Systemic immune dysfunction in cancer patients driven by IL6 and IL8 induction of an inhibitory receptor module in peripheral CD8+ T cells

Many cancer patients do not develop a durable response to the current standard of care immunotherapies despite substantial advances in targeting immune inhibitory receptors1-5. A potential compounding issue, which may serve as an unappreciated, dominant resistance mechanism, is an inherent systemic immune dysfunction that is often associated with advanced cancer6-12. Minimal response to inhibitory receptor (IR) blockade therapy and increased disease burden have been associated with peripheral CD8+ T cell dysfunction, characterized by suboptimal T cell proliferation and chronic expression of IRs (eg.

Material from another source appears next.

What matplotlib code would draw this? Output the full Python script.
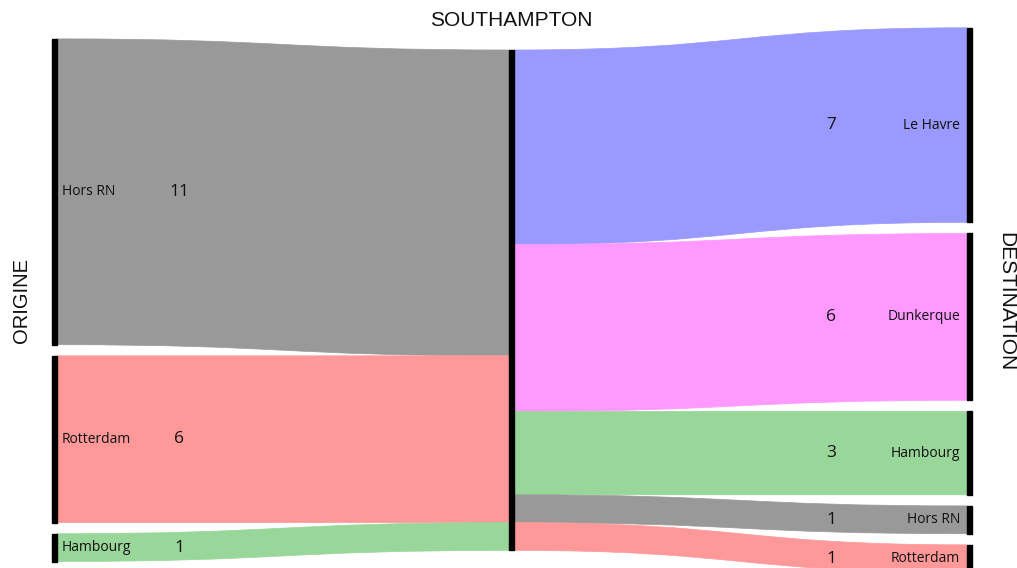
import matplotlib
matplotlib.use('Agg')
import matplotlib.pyplot as plt
from matplotlib.path import Path
from matplotlib.patches import PathPatch, Rectangle

# data
hub = 'SOUTHAMPTON'
origins = ['Hors RN', 'Rotterdam', 'Hambourg']
origin_values = [11, 6, 1]
destinations = ['Le Havre', 'Dunkerque', 'Hambourg', 'Hors RN', 'Rotterdam']
dest_values = [7, 6, 3, 1, 1]

colors = {'Hors RN': '#999999', 'Rotterdam': '#ff9999', 'Hambourg': '#99d699',
          'Le Havre': '#9999ff', 'Dunkerque': '#ff99ff'}

# layout (x in pixels, y in flow units)
px_per_unit = 27.8
gap = 0.4
x_left, x_mid, x_right = 52, 509, 967
bar_w = 5

fig = plt.figure(figsize=(10.17, 5.68), dpi=100)
ax = fig.add_axes([0, 0, 1, 1])
ax.set_xlim(0, 1017)
ax.set_ylim((568 - 50) / px_per_unit, -50 / px_per_unit)
ax.axis('off')

label_font = 'Open Sans'
title_font = 'Liberation Sans'


def stack(values):
    total = sum(values) + gap * (len(values) - 1)
    start = sum(values) / 2.0 - total / 2.0
    spans = []
    for v in values:
        spans.append((start, start + v))
        start += v + gap
    return spans


def flow(x0, x1, a0, a1, b0, b1, color):
    xm = (x0 + x1) / 2.0
    verts = [(x0, a0), (xm, a0), (xm, b0), (x1, b0),
             (x1, b1),
             (xm, b1), (xm, a1), (x0, a1),
             (x0, a0)]
    codes = [Path.MOVETO, Path.CURVE4, Path.CURVE4, Path.CURVE4,
             Path.LINETO,
             Path.CURVE4, Path.CURVE4, Path.CURVE4,
             Path.CLOSEPOLY]
    ax.add_patch(PathPatch(Path(verts, codes), facecolor=color, edgecolor=color,
                           lw=0.5, zorder=1))


total = sum(origin_values)
left_spans = stack(origin_values)
right_spans = stack(dest_values)

# left -> hub
pos = 0
for name, v, (s0, s1) in zip(origins, origin_values, left_spans):
    flow(x_left + bar_w, x_mid, s0, s1, pos, pos + v, colors[name])
    ax.add_patch(Rectangle((x_left, s0), bar_w, v, color='black', zorder=2))
    mid = (s0 + s1) / 2.0
    ax.text(62, mid, name, ha='left', va='center', fontsize=10,
            family=label_font, color='#111111')
    ax.text(179, mid, str(v), ha='center', va='center', fontsize=12.5,
            family=label_font, color='#111111')
    pos += v

# hub -> right
pos = 0
for name, v, (s0, s1) in zip(destinations, dest_values, right_spans):
    flow(x_mid + bar_w, x_right, pos, pos + v, s0, s1, colors[name])
    ax.add_patch(Rectangle((x_right, s0), bar_w, v, color='black', zorder=2))
    mid = (s0 + s1) / 2.0
    ax.text(960, mid, name, ha='right', va='center', fontsize=10,
            family=label_font, color='#111111')
    ax.text(831, mid, str(v), ha='center', va='center', fontsize=12.5,
            family=label_font, color='#111111')
    pos += v

# hub bar
ax.add_patch(Rectangle((x_mid, 0), bar_w, total, color='black', zorder=2))

ax.text(511, -30 / px_per_unit, hub, ha='center', va='center', fontsize=15,
        family=title_font, color='#111111')
ax.text(22, 250 / px_per_unit, 'ORIGINE', ha='center', va='center', fontsize=14.5,
        rotation=90, family=title_font, color='#111111')
ax.text(1006, 252 / px_per_unit, 'DESTINATION', ha='center', va='center',
        fontsize=15, rotation=270, family=title_font, color='#111111')

plt.savefig('out.png', dpi=100)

Programmed Death 1 [PD1] and Lymphocyte Activation Gene 3 [LAG3])13, 14. Here, we demonstrate that up to a third of cancer patients express robust intracellular LAG3 (LAG3IC), but not surface LAG3 (LAG3SUR), in peripheral CD8+ T cells compared to CD4+ T cells and regulatory T cells (Tregs). LAG3IC is associated with: (i) expression of a LAG3IC-dominant IR module that includes PD1IC, NRP1IC, CD39IC, and TIGITIC; (ii) decreased CD8+ but not CD4+ T cell function that can be reversed by anti-LAG3 (and/or anti-PD1), despite limited constitutive surface IR expression; and (iii) poor disease prognosis. Systemic immune dysfunction is restricted to CD8+ T cells, including a high percentage of peripheral naive CD8+ T cells, indicating a TCR-independent mechanism that is driven by the cytokine IL6 and the chemokine IL8. Thus, the combination of an increased LAG3-dominant IR module and elevated systemic IL6 and/or IL8 may serve as predictive biomarkers and increase the possibility that cancer patients will benefit from therapeutic combinations targeting these systemic cytokines in the setting of PD1 and/or LAG3 blockade.